• **Records**:

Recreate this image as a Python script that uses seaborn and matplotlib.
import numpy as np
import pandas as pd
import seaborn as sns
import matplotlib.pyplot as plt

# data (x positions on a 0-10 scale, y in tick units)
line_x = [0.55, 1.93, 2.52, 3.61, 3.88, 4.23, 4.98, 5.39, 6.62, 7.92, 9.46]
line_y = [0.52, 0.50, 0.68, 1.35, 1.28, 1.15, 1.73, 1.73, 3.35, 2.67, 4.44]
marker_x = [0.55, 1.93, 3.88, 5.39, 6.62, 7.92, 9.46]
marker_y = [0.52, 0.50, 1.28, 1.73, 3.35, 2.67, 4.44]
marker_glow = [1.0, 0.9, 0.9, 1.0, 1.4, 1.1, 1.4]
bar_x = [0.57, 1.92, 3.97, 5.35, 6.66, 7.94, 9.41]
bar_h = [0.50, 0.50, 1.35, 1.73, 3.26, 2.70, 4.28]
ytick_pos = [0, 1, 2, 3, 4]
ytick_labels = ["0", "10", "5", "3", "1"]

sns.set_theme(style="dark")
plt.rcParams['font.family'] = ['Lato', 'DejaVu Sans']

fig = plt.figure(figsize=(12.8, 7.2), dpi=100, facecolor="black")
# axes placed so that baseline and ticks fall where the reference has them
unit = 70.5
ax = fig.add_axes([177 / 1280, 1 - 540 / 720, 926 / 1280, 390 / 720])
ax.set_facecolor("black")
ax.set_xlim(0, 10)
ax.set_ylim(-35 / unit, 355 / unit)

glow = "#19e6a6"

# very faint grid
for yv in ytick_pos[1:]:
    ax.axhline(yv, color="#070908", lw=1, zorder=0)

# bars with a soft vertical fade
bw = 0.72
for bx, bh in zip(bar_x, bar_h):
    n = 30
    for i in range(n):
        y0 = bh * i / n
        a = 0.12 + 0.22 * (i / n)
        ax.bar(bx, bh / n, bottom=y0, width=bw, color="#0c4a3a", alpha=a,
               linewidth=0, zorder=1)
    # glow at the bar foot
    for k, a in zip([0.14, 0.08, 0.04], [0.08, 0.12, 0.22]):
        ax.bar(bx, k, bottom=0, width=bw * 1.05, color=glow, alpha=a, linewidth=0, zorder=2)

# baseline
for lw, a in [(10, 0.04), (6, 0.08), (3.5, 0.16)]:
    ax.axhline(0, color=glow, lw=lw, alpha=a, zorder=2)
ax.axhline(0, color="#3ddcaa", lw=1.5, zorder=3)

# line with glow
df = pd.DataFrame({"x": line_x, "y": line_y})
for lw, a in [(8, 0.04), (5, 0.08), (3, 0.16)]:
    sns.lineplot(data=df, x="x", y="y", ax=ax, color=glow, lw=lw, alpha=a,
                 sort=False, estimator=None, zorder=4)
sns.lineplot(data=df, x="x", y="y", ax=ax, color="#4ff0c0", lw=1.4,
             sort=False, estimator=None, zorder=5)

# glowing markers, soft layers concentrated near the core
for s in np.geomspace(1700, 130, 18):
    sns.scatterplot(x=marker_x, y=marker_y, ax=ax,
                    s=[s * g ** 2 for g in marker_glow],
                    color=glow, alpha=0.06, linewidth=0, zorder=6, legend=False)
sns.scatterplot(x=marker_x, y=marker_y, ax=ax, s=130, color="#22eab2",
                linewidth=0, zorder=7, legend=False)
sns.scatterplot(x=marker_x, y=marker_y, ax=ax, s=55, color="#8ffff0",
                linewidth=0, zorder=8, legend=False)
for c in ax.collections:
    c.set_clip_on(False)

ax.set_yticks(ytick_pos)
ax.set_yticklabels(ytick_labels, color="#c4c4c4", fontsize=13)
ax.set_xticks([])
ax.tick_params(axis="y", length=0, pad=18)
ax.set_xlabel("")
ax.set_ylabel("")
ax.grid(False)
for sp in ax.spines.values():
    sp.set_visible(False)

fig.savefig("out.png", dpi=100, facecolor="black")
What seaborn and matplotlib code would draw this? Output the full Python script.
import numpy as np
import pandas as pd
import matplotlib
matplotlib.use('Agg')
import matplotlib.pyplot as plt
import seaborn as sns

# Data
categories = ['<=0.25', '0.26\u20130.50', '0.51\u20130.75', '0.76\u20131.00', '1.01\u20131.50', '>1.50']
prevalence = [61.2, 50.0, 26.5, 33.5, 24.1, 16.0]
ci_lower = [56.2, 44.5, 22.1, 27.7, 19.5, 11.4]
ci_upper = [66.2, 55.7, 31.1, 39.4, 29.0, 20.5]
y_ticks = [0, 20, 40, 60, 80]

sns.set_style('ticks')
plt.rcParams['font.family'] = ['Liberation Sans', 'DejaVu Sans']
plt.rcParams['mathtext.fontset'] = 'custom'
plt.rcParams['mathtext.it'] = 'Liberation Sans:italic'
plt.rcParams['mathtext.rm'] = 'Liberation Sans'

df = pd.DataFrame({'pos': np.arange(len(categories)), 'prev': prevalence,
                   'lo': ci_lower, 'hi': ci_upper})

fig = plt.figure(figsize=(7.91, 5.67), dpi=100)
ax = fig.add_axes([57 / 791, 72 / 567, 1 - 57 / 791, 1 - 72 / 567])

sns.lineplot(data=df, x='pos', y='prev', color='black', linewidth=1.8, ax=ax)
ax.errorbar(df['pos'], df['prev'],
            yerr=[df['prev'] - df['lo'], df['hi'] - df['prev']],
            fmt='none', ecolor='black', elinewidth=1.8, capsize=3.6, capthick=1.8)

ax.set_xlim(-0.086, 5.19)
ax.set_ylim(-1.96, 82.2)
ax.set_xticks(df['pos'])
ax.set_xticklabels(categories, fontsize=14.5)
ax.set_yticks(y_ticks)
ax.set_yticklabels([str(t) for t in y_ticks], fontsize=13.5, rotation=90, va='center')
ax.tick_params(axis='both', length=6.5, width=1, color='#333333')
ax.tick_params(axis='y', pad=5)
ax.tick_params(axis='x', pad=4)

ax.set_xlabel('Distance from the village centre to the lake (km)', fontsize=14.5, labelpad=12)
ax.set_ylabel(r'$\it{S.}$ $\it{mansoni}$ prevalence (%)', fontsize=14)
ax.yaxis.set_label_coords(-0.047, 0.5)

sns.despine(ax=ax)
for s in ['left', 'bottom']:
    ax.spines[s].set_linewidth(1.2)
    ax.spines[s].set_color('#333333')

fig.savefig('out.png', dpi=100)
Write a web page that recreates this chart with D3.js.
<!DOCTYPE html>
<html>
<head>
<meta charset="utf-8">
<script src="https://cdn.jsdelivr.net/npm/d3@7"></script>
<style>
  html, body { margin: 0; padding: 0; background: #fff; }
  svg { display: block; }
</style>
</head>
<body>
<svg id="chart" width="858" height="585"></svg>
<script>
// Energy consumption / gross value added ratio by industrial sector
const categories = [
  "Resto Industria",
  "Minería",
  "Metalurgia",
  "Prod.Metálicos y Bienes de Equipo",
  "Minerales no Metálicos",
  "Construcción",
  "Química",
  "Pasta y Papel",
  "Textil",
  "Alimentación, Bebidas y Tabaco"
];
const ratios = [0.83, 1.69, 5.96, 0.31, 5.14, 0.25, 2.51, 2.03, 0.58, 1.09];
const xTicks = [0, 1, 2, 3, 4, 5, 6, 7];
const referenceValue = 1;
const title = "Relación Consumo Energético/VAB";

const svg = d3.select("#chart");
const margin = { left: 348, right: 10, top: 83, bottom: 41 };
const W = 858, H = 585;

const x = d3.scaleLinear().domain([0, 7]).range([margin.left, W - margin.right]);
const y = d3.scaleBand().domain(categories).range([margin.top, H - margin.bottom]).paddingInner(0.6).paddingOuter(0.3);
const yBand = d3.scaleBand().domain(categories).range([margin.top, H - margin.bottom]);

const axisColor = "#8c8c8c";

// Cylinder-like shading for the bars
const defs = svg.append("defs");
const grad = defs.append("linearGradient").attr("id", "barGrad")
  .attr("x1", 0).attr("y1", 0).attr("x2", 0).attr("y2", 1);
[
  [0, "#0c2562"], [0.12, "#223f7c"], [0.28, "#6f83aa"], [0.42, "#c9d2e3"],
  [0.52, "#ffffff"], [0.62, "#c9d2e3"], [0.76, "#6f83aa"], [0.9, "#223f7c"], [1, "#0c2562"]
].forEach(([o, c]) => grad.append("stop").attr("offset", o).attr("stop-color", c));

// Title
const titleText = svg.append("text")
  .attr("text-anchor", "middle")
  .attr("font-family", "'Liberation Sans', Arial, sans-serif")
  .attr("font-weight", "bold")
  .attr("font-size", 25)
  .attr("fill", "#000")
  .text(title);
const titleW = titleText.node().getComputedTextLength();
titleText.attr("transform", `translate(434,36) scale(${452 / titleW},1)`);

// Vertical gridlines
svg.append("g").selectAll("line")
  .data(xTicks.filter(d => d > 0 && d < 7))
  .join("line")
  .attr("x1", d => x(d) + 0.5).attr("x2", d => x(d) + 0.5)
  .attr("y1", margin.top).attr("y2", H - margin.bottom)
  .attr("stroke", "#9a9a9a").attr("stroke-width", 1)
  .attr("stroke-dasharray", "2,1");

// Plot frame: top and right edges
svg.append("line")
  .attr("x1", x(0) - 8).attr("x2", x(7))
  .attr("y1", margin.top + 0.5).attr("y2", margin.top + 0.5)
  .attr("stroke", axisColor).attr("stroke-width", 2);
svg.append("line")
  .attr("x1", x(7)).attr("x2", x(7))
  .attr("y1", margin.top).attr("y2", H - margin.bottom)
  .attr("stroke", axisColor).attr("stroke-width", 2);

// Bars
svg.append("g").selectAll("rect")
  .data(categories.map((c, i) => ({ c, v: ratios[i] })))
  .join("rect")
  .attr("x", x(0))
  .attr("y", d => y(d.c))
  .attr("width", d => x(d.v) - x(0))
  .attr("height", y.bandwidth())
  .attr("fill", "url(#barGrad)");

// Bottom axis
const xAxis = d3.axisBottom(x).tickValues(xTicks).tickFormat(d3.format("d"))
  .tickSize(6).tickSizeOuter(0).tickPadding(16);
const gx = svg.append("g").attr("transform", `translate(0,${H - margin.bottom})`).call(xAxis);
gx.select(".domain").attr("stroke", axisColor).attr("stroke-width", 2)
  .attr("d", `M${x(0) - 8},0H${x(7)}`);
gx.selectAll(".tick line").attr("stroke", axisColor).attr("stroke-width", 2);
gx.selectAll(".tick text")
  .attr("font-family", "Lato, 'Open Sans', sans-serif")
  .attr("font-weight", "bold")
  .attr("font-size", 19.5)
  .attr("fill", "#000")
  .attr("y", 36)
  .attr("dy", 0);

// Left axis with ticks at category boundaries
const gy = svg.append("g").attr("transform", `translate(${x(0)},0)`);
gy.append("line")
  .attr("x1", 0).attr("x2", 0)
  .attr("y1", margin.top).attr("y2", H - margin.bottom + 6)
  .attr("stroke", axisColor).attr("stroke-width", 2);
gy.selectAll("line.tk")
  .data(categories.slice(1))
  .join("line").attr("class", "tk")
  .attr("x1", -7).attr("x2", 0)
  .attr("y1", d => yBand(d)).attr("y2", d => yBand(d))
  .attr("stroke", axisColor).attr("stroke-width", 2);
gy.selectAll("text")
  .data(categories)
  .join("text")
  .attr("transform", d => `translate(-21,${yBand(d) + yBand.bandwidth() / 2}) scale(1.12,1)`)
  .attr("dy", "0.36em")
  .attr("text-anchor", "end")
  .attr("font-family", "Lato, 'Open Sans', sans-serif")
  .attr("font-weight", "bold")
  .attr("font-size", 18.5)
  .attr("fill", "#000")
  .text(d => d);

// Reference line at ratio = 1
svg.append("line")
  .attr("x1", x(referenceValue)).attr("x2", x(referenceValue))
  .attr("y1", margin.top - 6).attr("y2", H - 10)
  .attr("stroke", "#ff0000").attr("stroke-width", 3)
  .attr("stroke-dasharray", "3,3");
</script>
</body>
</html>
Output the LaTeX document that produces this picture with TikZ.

• **Your objective**:
Exactly those lines that run from the line with "What seaborn and" through the line with "plt.rcParams['mathtext.rm'] = 'Liberation" are to be reproduced; both end lines belong to the range.

• **Solved exercise**:
What seaborn and matplotlib code would draw this? Output the full Python script.
import numpy as np
import pandas as pd
import matplotlib
matplotlib.use('Agg')
import matplotlib.pyplot as plt
import seaborn as sns

# Data
categories = ['<=0.25', '0.26\u20130.50', '0.51\u20130.75', '0.76\u20131.00', '1.01\u20131.50', '>1.50']
prevalence = [61.2, 50.0, 26.5, 33.5, 24.1, 16.0]
ci_lower = [56.2, 44.5, 22.1, 27.7, 19.5, 11.4]
ci_upper = [66.2, 55.7, 31.1, 39.4, 29.0, 20.5]
y_ticks = [0, 20, 40, 60, 80]

sns.set_style('ticks')
plt.rcParams['font.family'] = ['Liberation Sans', 'DejaVu Sans']
plt.rcParams['mathtext.fontset'] = 'custom'
plt.rcParams['mathtext.it'] = 'Liberation Sans:italic'
plt.rcParams['mathtext.rm'] = 'Liberation Sans'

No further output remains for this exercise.